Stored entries
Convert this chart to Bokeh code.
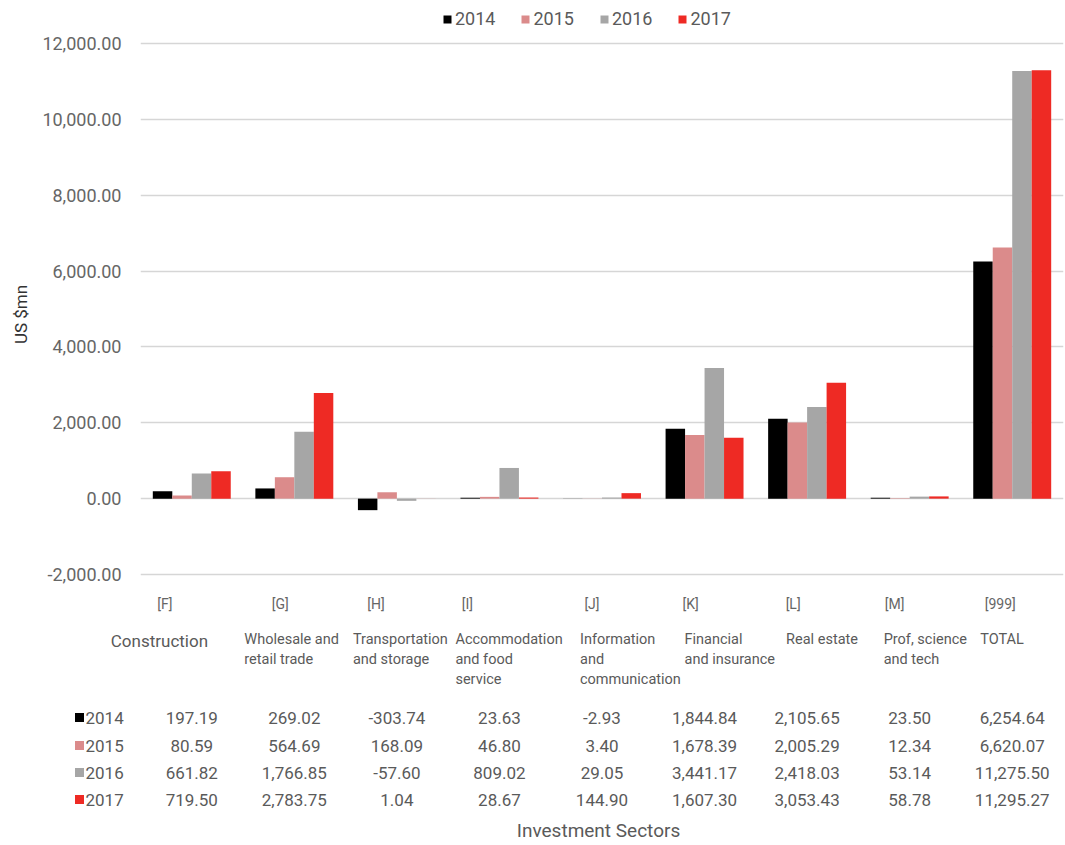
from bokeh.plotting import figure
from bokeh.models import (FactorRange, Range1d, ColumnDataSource, FixedTicker,
                          NumeralTickFormatter, Legend, LegendItem)
from bokeh.transform import dodge
from bokeh.core.properties import value
from bokeh.embed import file_html
from bokeh.resources import INLINE

# ---- data -----------------------------------------------------------------
codes = ["[F]", "[G]", "[H]", "[I]", "[J]", "[K]", "[L]", "[M]", "[999]"]
sectors = ["Construction", "Wholesale and\nretail trade", "Transportation\nand storage",
           "Accommodation\nand food\nservice", "Information\nand\ncommunication",
           "Financial\nand insurance", "Real estate", "Prof, science\nand tech", "TOTAL"]
years = ["2014", "2015", "2016", "2017"]
v2014 = [197.19, 269.02, -303.74, 23.63, -2.93, 1844.84, 2105.65, 23.50, 6254.64]
v2015 = [80.59, 564.69, 168.09, 46.80, 3.40, 1678.39, 2005.29, 12.34, 6620.07]
v2016 = [661.82, 1766.85, -57.60, 809.02, 29.05, 3441.17, 2418.03, 53.14, 11275.50]
v2017 = [719.50, 2783.75, 1.04, 28.67, 144.90, 1607.30, 3053.43, 58.78, 11295.27]
y_ticks = [-2000, 0, 2000, 4000, 6000, 8000, 10000, 12000]

# ---- styling / layout -----------------------------------------------------
colors = ["#000000", "#db8b8b", "#a6a6a6", "#ee2a24"]
FONT = "Roboto"
TXT = "#5a5a5a"
W, H = 1065, 845
LEFT, RIGHT = 140, 2            # plot-area margins (px)
GRID_TOP, GRID_BOTTOM = 43, 574  # pixel rows of the top and bottom gridlines
H1 = 628                         # chart part; the table panel fills the rest
H2 = H - H1
BAR_W = 0.19
offsets = [-1.5 * BAR_W, -0.5 * BAR_W, 0.5 * BAR_W, 1.5 * BAR_W]
# horizontal nudges (px) of the table header cells from each column centre
code_shift = [-27, -14, -21, -32, -10, -14, -14, -15, -12]
name_shift = [-81, -50, -44, -44, -22, -20, -21, -26, -32]
LEGEND_POS = (302, 599)          # legend box anchor inside the plot area (px)

series = [v2014, v2015, v2016, v2017]
src = ColumnDataSource(dict(code=codes, shift=code_shift,
                            **{f"y{y}": s for y, s in zip(years, series)}))

# value axis spans the gridlines; the frame runs to the top and bottom edges
px_per_unit = (GRID_BOTTOM - GRID_TOP) / (y_ticks[-1] - y_ticks[0])
y_start = y_ticks[0] - (H1 - GRID_BOTTOM) / px_per_unit
y_end = y_ticks[-1] + GRID_TOP / px_per_unit

# ---- bar chart ------------------------------------------------------------
p = figure(width=W, height=H1, x_range=FactorRange(factors=codes, range_padding=0),
           y_range=Range1d(y_start, y_end), output_backend="svg", toolbar_location=None,
           x_axis_location=None, min_border_left=LEFT, min_border_right=RIGHT,
           min_border_top=0, min_border_bottom=0)
p.extra_y_ranges = {"page": Range1d(H1, 0)}
p.outline_line_color = None
p.xgrid.grid_line_color = None
p.ygrid.ticker = FixedTicker(ticks=y_ticks)
p.ygrid.grid_line_color = "#d6d6d6"
p.ygrid.grid_line_width = 1.4
p.yaxis.ticker = FixedTicker(ticks=y_ticks)
p.yaxis.formatter = NumeralTickFormatter(format="0,0.00")
p.yaxis.axis_line_color = None
p.yaxis.major_tick_line_color = None
p.yaxis.minor_tick_line_color = None
p.yaxis.major_tick_out = 0
p.yaxis.major_label_standoff = 19
p.yaxis.major_label_text_font = FONT
p.yaxis.major_label_text_font_size = "18px"
p.yaxis.major_label_text_color = "#666666"
p.yaxis.axis_label = "US $mn"
p.yaxis.axis_label_text_font = FONT
p.yaxis.axis_label_text_font_style = "normal"
p.yaxis.axis_label_text_font_size = "17px"
p.yaxis.axis_label_text_color = "#333333"
p.yaxis.axis_label_standoff = 8

items = []
for y, off, c in zip(years, offsets, colors):
    r = p.vbar(x=dodge("code", off, range=p.x_range), top=f"y{y}", bottom=0,
               width=BAR_W, source=src, fill_color=c, line_color=None)
    items.append(LegendItem(label=y, renderers=[r]))

legend = Legend(items=items, orientation="horizontal", location=LEGEND_POS,
                margin=0, padding=8, spacing=25, glyph_width=10, glyph_height=10,
                label_standoff=3, label_height=20, label_text_font=FONT,
                label_text_font_size="18px", label_text_color=TXT,
                border_line_color=None, background_fill_alpha=0)
p.add_layout(legend)

# sector codes just under the plot area
p.text(x="code", y=603, text="code", x_offset="shift", source=src, y_range_name="page",
       text_font=value(FONT), text_font_size="14px", text_color="#666666",
       text_align="center", text_baseline="middle")

# ---- data table under the chart ------------------------------------------
band = (W - LEFT - RIGHT) / len(codes)
t = figure(width=W, height=H2, x_range=Range1d(-LEFT / band, (W - LEFT) / band),
           y_range=Range1d(H, H1), output_backend="svg", toolbar_location=None,
           x_axis_location=None, y_axis_location=None, min_border=0)
t.grid.visible = False
t.outline_line_color = None

cx = [i + 0.5 for i in range(len(codes))]
name_x = [c + s / band for c, s in zip(cx, name_shift)]
t.text(x=name_x[:1], y=[640], text=sectors[:1], text_font=value(FONT),
       text_font_size="17px", text_color=TXT, text_align="left", text_baseline="middle")
t.text(x=name_x[1:], y=[630] * (len(codes) - 1), text=sectors[1:], text_font=value(FONT),
       text_font_size="14.5px", text_color=TXT, text_align="left", text_baseline="top",
       text_line_height=1.2)

row_y = [717, 745, 772, 799]
t.scatter(x=[(79 - LEFT) / band] * 4, y=row_y, marker="square", size=9,
          fill_color=colors, line_color=None)
t.text(x=[(85 - LEFT) / band] * 4, y=row_y, text=years, text_font=value(FONT),
       text_font_size="17px", text_color=TXT, text_align="left", text_baseline="middle")
for yy, s in zip(row_y, series):
    t.text(x=cx, y=[yy] * len(codes), text=[f"{v:,.2f}" for v in s],
           text_font=value(FONT), text_font_size="17px", text_color=TXT,
           text_align="center", text_baseline="middle")

t.text(x=[(598 - LEFT) / band], y=[830], text=["Investment Sectors"], text_font=value(FONT),
       text_font_size="19px", text_color=TXT, text_align="center", text_baseline="middle")

open("out.html", "w").write(file_html([p, t], INLINE))
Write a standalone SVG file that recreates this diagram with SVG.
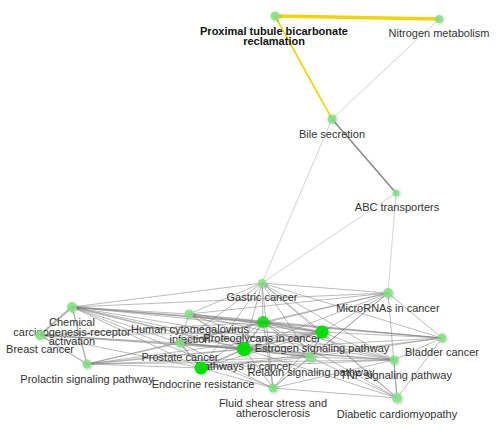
<svg xmlns="http://www.w3.org/2000/svg" width="501" height="437" viewBox="0 0 501 437">
<style>
text{font-family:"Liberation Sans",Arial,sans-serif;font-size:11px;fill:#333;text-anchor:middle}
.b{font-weight:bold;fill:#111}
.e{stroke:#808080;stroke-opacity:.6;fill:none}
.e1{stroke-width:.9}
.e2{stroke-width:1.4}
.e3{stroke-width:2.1}
.lt{stroke:#d4d4d4;stroke-width:1;fill:none}
.y{stroke:#f2d400;fill:none}
.n{fill:#7fe37f;fill-opacity:.85;filter:url(#g)}
.s{fill:#00e000;filter:url(#g)}
</style>
<defs>
<filter id="g" x="-1" y="-1" width="3" height="3"><feGaussianBlur in="SourceAlpha" stdDeviation="1.5"/><feOffset dx="1" dy="1"/><feComponentTransfer><feFuncA type="linear" slope="0.25"/></feComponentTransfer><feMerge><feMergeNode/><feMergeNode in="SourceGraphic"/></feMerge></filter>
</defs>
<rect width="501" height="437" fill="#fff"/>
<g id="connectors">
<line class="y" x1="275" y1="16" x2="439" y2="19" stroke-width="3.5"/>
<line class="y" x1="275" y1="16" x2="332" y2="119" stroke-width="1.6"/>
<line class="lt" x1="439" y1="19" x2="332" y2="119"/>
<line x1="332" y1="119" x2="396" y2="193" stroke="#8c8c8c" stroke-width="1.6"/>
<line class="lt" x1="332" y1="119" x2="262" y2="283"/>
<line class="lt" x1="396" y1="193" x2="262" y2="283"/>
<line class="lt" x1="396" y1="193" x2="388" y2="293"/>
<g class="e e1">
<line x1="262" y1="283" x2="388" y2="293"/>
<line x1="262" y1="283" x2="72" y2="307"/>
<line x1="262" y1="283" x2="189" y2="314"/>
<line x1="262" y1="283" x2="263" y2="322"/>
<line x1="262" y1="283" x2="322" y2="332"/>
<line x1="262" y1="283" x2="244" y2="349"/>
<line x1="262" y1="283" x2="201" y2="368"/>
<line x1="262" y1="283" x2="180" y2="343"/>
<line x1="262" y1="283" x2="442" y2="338"/>
<line x1="262" y1="283" x2="310" y2="357"/>
<line x1="262" y1="283" x2="273" y2="388"/>
<line x1="262" y1="283" x2="394" y2="360"/>
<line x1="262" y1="283" x2="397" y2="398"/>
<line x1="388" y1="293" x2="72" y2="307"/>
<line x1="388" y1="293" x2="263" y2="322"/>
<line x1="388" y1="293" x2="322" y2="332"/>
<line x1="388" y1="293" x2="244" y2="349"/>
<line x1="388" y1="293" x2="442" y2="338"/>
<line x1="388" y1="293" x2="397" y2="398"/>
<line x1="388" y1="293" x2="310" y2="357"/>
<line x1="388" y1="293" x2="180" y2="343"/>
<line x1="388" y1="293" x2="273" y2="388"/>
<line x1="388" y1="293" x2="189" y2="314"/>
<line x1="72" y1="307" x2="189" y2="314"/>
<line x1="72" y1="307" x2="322" y2="332"/>
<line x1="72" y1="307" x2="201" y2="368"/>
<line x1="72" y1="307" x2="180" y2="343"/>
<line x1="72" y1="307" x2="442" y2="338"/>
<line x1="72" y1="307" x2="310" y2="357"/>
<line x1="72" y1="307" x2="394" y2="360"/>
<line x1="72" y1="307" x2="273" y2="388"/>
<line x1="40" y1="335" x2="263" y2="322"/>
<line x1="40" y1="335" x2="322" y2="332"/>
<line x1="40" y1="335" x2="201" y2="368"/>
<line x1="40" y1="335" x2="180" y2="343"/>
<line x1="87" y1="364" x2="322" y2="332"/>
<line x1="87" y1="364" x2="201" y2="368"/>
<line x1="87" y1="364" x2="180" y2="343"/>
<line x1="87" y1="364" x2="263" y2="322"/>
<line x1="87" y1="364" x2="310" y2="357"/>
<line x1="87" y1="364" x2="394" y2="360"/>
<line x1="189" y1="314" x2="263" y2="322"/>
<line x1="189" y1="314" x2="322" y2="332"/>
<line x1="189" y1="314" x2="180" y2="343"/>
<line x1="189" y1="314" x2="310" y2="357"/>
<line x1="189" y1="314" x2="394" y2="360"/>
<line x1="189" y1="314" x2="442" y2="338"/>
<line x1="180" y1="343" x2="263" y2="322"/>
<line x1="180" y1="343" x2="322" y2="332"/>
<line x1="180" y1="343" x2="310" y2="357"/>
<line x1="180" y1="343" x2="273" y2="388"/>
<line x1="180" y1="343" x2="394" y2="360"/>
<line x1="263" y1="322" x2="442" y2="338"/>
<line x1="263" y1="322" x2="310" y2="357"/>
<line x1="263" y1="322" x2="394" y2="360"/>
<line x1="263" y1="322" x2="273" y2="388"/>
<line x1="263" y1="322" x2="397" y2="398"/>
<line x1="263" y1="322" x2="201" y2="368"/>
<line x1="322" y1="332" x2="442" y2="338"/>
<line x1="322" y1="332" x2="394" y2="360"/>
<line x1="322" y1="332" x2="273" y2="388"/>
<line x1="322" y1="332" x2="397" y2="398"/>
<line x1="322" y1="332" x2="201" y2="368"/>
<line x1="244" y1="349" x2="442" y2="338"/>
<line x1="244" y1="349" x2="394" y2="360"/>
<line x1="244" y1="349" x2="273" y2="388"/>
<line x1="244" y1="349" x2="397" y2="398"/>
<line x1="201" y1="368" x2="310" y2="357"/>
<line x1="201" y1="368" x2="273" y2="388"/>
<line x1="201" y1="368" x2="442" y2="338"/>
<line x1="201" y1="368" x2="394" y2="360"/>
<line x1="310" y1="357" x2="273" y2="388"/>
<line x1="310" y1="357" x2="397" y2="398"/>
<line x1="310" y1="357" x2="394" y2="360"/>
<line x1="310" y1="357" x2="442" y2="338"/>
<line x1="442" y1="338" x2="394" y2="360"/>
<line x1="442" y1="338" x2="397" y2="398"/>
<line x1="394" y1="360" x2="397" y2="398"/>
<line x1="394" y1="360" x2="273" y2="388"/>
<line x1="273" y1="388" x2="397" y2="398"/>
</g>
<g class="e e2">
<line x1="72" y1="307" x2="263" y2="322"/>
<line x1="72" y1="307" x2="244" y2="349"/>
<line x1="72" y1="307" x2="87" y2="364"/>
<line x1="40" y1="335" x2="244" y2="349"/>
<line x1="40" y1="335" x2="87" y2="364"/>
<line x1="87" y1="364" x2="244" y2="349"/>
<line x1="189" y1="314" x2="244" y2="349"/>
<line x1="180" y1="343" x2="244" y2="349"/>
<line x1="180" y1="343" x2="201" y2="368"/>
<line x1="263" y1="322" x2="244" y2="349"/>
<line x1="201" y1="368" x2="244" y2="349"/>
<line x1="244" y1="349" x2="310" y2="357"/>
<line x1="322" y1="332" x2="310" y2="357"/>
</g>
<g class="e e3">
<line x1="72" y1="307" x2="40" y2="335"/>
<line x1="263" y1="322" x2="322" y2="332"/>
<line x1="244" y1="349" x2="322" y2="332"/>
</g>
</g>
<g id="n-proximal"><circle class="n" cx="275" cy="16" r="4.5"/><text class="b" x="274" y="35">Proximal tubule bicarbonate</text><text class="b" x="274" y="45">reclamation</text></g>
<g id="n-nitrogen"><circle class="n" cx="439" cy="19" r="4"/><text x="439" y="37">Nitrogen metabolism</text></g>
<g id="n-bile"><circle class="n" cx="332" cy="119" r="4.5"/><text x="332" y="138">Bile secretion</text></g>
<g id="n-abc"><circle class="n" cx="396" cy="193" r="3.5"/><text x="397" y="211">ABC transporters</text></g>
<g id="n-gastric"><circle class="n" cx="262" cy="283" r="4"/><text x="262" y="301">Gastric cancer</text></g>
<g id="n-mirna"><circle class="n" cx="388" cy="293" r="5"/><text x="388" y="312">MicroRNAs in cancer</text></g>
<g id="n-chemical"><circle class="n" cx="72" cy="307" r="5"/><text x="72" y="326">Chemical</text><text x="72" y="336">carcinogenesis-receptor</text><text x="72" y="345">activation</text></g>
<g id="n-breast"><circle class="n" cx="40" cy="335" r="5"/><text x="40" y="353">Breast cancer</text></g>
<g id="n-prolactin"><circle class="n" cx="87" cy="364" r="4.5"/><text x="87" y="383">Prolactin signaling pathway</text></g>
<g id="n-hcmv"><circle class="n" cx="189" cy="314" r="4.5"/><text x="190" y="333">Human cytomegalovirus</text><text x="190" y="343">infection</text></g>
<g id="n-prostate"><circle class="n" cx="180" cy="343" r="4.5"/><text x="180" y="361">Prostate cancer</text></g>
<g id="n-proteoglycans"><circle class="s" cx="263" cy="322" r="6" fill-opacity=".8"/><text x="262" y="342">Proteoglycans in cancer</text></g>
<g id="n-estrogen"><circle class="s" cx="322" cy="332" r="6.5"/><text x="322" y="352">Estrogen signaling pathway</text></g>
<g id="n-pathways"><circle class="s" cx="244" cy="349" r="7"/><text x="244" y="370">Pathways in cancer</text></g>
<g id="n-endocrine"><circle class="s" cx="201" cy="368" r="6.5"/><text x="203" y="388">Endocrine resistance</text></g>
<g id="n-relaxin"><circle class="n" cx="310" cy="357" r="5"/><text x="311" y="376">Relaxin signaling pathway</text></g>
<g id="n-bladder"><circle class="n" cx="442" cy="338" r="4.5"/><text x="442" y="356">Bladder cancer</text></g>
<g id="n-tnf"><circle class="n" cx="394" cy="360" r="4.5"/><text x="396" y="379">TNF signaling pathway</text></g>
<g id="n-fluid"><circle class="n" cx="273" cy="388" r="4.5"/><text x="273" y="407">Fluid shear stress and</text><text x="273" y="417">atherosclerosis</text></g>
<g id="n-diabetic"><circle class="n" cx="397" cy="398" r="5"/><text x="397" y="418">Diabetic cardiomyopathy</text></g>
</svg>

§ **Given request**: Beginning with the first line of the records above, extract each line exactly through the line that holds "from bokeh.resources import INLINE", both ends included. Omit pictures.

§ **Solution to this problem**:
Convert this chart to Bokeh code.
from bokeh.plotting import figure
from bokeh.models import (FactorRange, Range1d, ColumnDataSource, FixedTicker,
                          NumeralTickFormatter, Legend, LegendItem)
from bokeh.transform import dodge
from bokeh.core.properties import value
from bokeh.embed import file_html
from bokeh.resources import INLINE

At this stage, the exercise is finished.